Campus, News

Students think outside the box to cover tuition costs

With rising tuition costs, the military provides students like Boston University graduate Yahir Flores with an alternative way to pay for college. PHOTO COURTESY/YAHIR FLORES

To compensate for the high cost of tuition looming over families’ heads, college students have found alternative ways to pay for their education. One extreme example is that of Metropolitan College graduate student Felipe Yahir Flores, who supplemented his Boston University tuition by joining the military.

“I didn’t want to be a burden on my family but I couldn’t pay for school – it’s so expensive,” Flores said. “So I decided to join the military because they offered tuition assistance and it’s one of the biggest incentives the military has, if you join for educational benefits.”

BU students received $187,552,745 of need-based financial aid and $26,100,264 of non-need-based financial aid from federal, state or institutional scholarships and grants last year, according to the 2010-11 Common Data Set.

When it comes to individual cases, however, Financial Assistance Director Julie Wickstrom said that it is difficult to report the number of students who have received scholarships that fully cover tuition costs.

“Even if more students are using education benefits tied to their military service in order to pay for college, there is no way to know if they enlisted for the sole purpose of receiving those benefits,” Wickstrom said in an email interview.

Some students said they have not only received scholarships and grants in their financial aid packages, but have also applied for extra scholarships within BU and private loans.

College of Arts and Sciences sophomore Lauren Ansong said that financial aid was a determining factor when choosing colleges. Ansong, however, became one of 18 recipients of the Martin Luther King Jr. Scholarship, which provides full-tuition awards for four years at BU.

Kara Romanetz, a College of Communications sophomore, received more than $20,000 in scholarships and grants this year. She covered the other half of her tuition with a loan from New Jersey.

“What sucks about loans is that I have to start paying them now,” Romanetz said. “I work at the dining hall to cover the monthly loan costs because my parents can’t afford to pay them.”

Since Flores’s parents couldn’t afford to fund his college education, he enlisted in the army a year after graduating high school.

Flores spent four years at Dover Air Force Base in Dover, Del., where he simultaneously took classes at Wesley College and worked as an active-duty aircraft mechanic.

“Once I started school I realized the importance of it because I started as an adult. Each class I sat down in, I had an open mind and an open heart,” he said.

While Flores admitted he enlisted in the Air Force strictly for the tuition benefits, Wickstrom said it’s hard to know if other veterans are similarly motivated. Students who receive a scholarship that covers their tuition do not qualify for education benefits from the Department of Veteran Affairs.

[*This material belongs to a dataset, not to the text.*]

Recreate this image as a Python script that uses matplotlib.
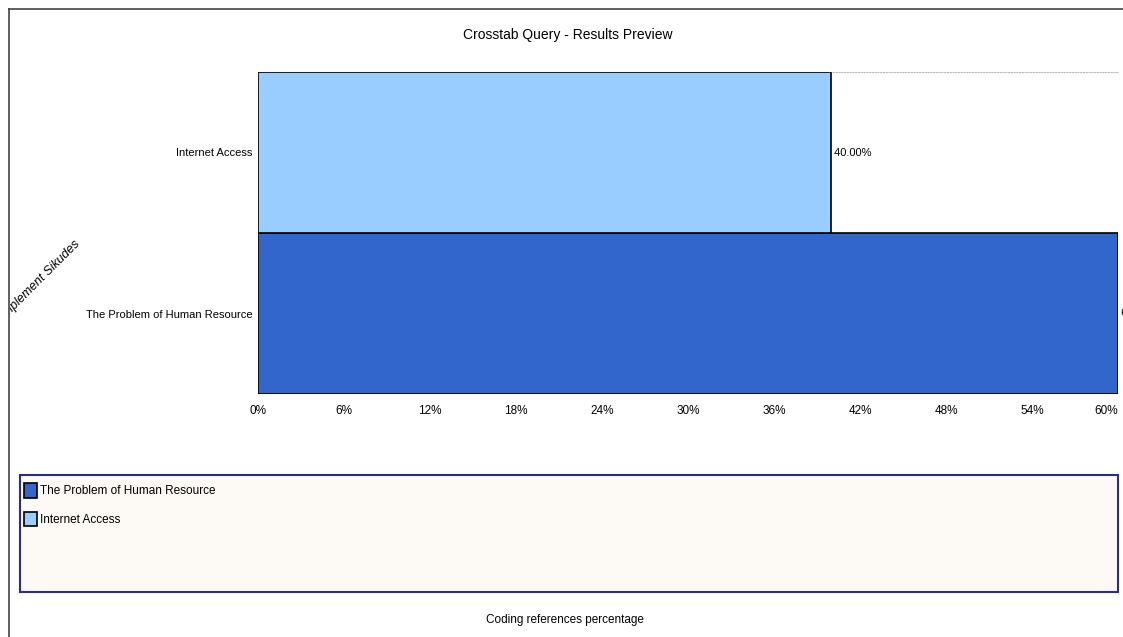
import matplotlib
matplotlib.use("Agg")
import matplotlib.pyplot as plt
from matplotlib.patches import Rectangle, Patch
from matplotlib.lines import Line2D

plt.rcParams['font.family'] = ['Liberation Sans Narrow', 'Liberation Sans', 'DejaVu Sans']

# data
categories = ["The Problem of Human Resource", "Internet Access"]
values = [60.0, 40.0]
colors = ["#3366CC", "#99CCFF"]
ticks = [0, 6, 12, 18, 24, 30, 36, 42, 48, 54, 60]

W, H = 1123, 637
fig = plt.figure(figsize=(W / 100, H / 100), dpi=100)

def fx(px):
    return px / W

def fy(py):
    return 1 - py / H

# outer frame (top and left)
fig.add_artist(Line2D([fx(9), 1], [fy(9), fy(9)], color="#444444", lw=1.2))
fig.add_artist(Line2D([fx(9), fx(9)], [fy(9), 0], color="#444444", lw=1.2))

ax = fig.add_axes([fx(258), fy(394), fx(1118) - fx(258), fy(72) - fy(394)])
ypos = list(range(len(categories)))
bars = ax.barh(ypos, values, height=1.0, color=colors, edgecolor="black",
               linewidth=1.2, zorder=3)
ax.set_xlim(0, 60)
ax.set_ylim(-0.5, len(categories) - 0.5)

for s in ["left", "right", "bottom"]:
    ax.spines[s].set_visible(False)
ax.spines["top"].set_color("#BBBBBB")
ax.spines["top"].set_linestyle((0, (1, 1.5)))
ax.spines["top"].set_linewidth(0.8)

ax.set_xticks(ticks)
ax.set_xticklabels([f"{t}%" for t in ticks], fontsize=8.5)
ax.get_xticklabels()[-1].set_horizontalalignment("right")
ax.tick_params(axis="x", length=0, pad=8)
ax.set_yticks(ypos)
ax.set_yticklabels(categories, fontsize=8)
ax.tick_params(axis="y", length=0, pad=4)

for b, v in zip(bars, values):
    ax.text(b.get_width(), b.get_y() + b.get_height() / 2, f" {v:.2f}%",
            va="center", ha="left", fontsize=8, clip_on=False)

fig.text(fx(568), fy(35), "Crosstab Query - Results Preview", ha="center",
         va="center", fontsize=10)
fig.text(fx(565), fy(620), "Coding references percentage", ha="center",
         va="center", fontsize=8.5)

# rotated y label, clipped at the frame
ov = fig.add_axes([fx(10), 0, 1 - fx(10), 1])
ov.set_axis_off()
ov.set_xlim(fx(10), 1)
ov.set_ylim(0, 1)
ov.text(fx(40), fy(280), "Implement Sikudes", rotation=45, ha="center",
        va="center", fontsize=9, style="italic", clip_on=True)

# legend box
fig.add_artist(Rectangle((fx(20), fy(592)), fx(1118) - fx(20), fy(475) - fy(592),
                         facecolor="#FDF9F5", edgecolor="#2B2B8F", lw=1.5))
handles = [Patch(facecolor=c, edgecolor="black", linewidth=1.2) for c in colors]
fig.legend(handles, categories, loc="upper left",
           bbox_to_anchor=(fx(22), fy(481)), frameon=False, fontsize=8.5,
           handlelength=1.1, handleheight=1.5, handletextpad=0.2,
           labelspacing=1.2, borderaxespad=0, borderpad=0.2)

fig.savefig("out.png", dpi=100)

Flores said the military pays 100 percent of his tuition and provides a stipend for living expenses, though he does have to buy his own books. While this is not necessarily a typical situation, Flores said the rules can change depending on a veteran’s educational needs and potential.

“There are restrictions from the [Department of Veterans Affairs] about how these educational benefits can be applied to a student’s account,” Wickstrom said. “For example if a student has a tuition-based scholarship that already covers tuition, the student may not be eligible for the VA education benefit. The VA requires Boston University to report whether or not a student received tuition-based scholarships prior to determining the benefit amount for some of its education benefits.”

“If I hadn’t gotten a scholarship anywhere, I probably would have had to [go] to school in-state . . . which would be disappointing for me and my family,” Ansong said.

Ansong said that since her parents survive in the middle, BU said her parents should be able to afford $50,000 a year even though they cannot afford the cost.

“For me to get a full [tuition scholarship], ‘That’s where you’re going – there’s no point in us paying thousands of dollars every year if you have the opportunity to go where your tuition is paid for.’”

Flores, who also has an undergraduate degree in business management from BU, was initially encouraged by his counselor at the VA to attend graduate school elsewhere. Flores, however, said he felt that he would stay because BU made him feel “welcomed” and enabled him to grow more than any other school had.

Looking back, he said he does not regret having paid through school by joining the military.

“Being in the military helped me out in college. It’s not that I’m saying I do the best homework but I don’t cheat. And I take my time,” Flores said. “Overall it’s helped me.”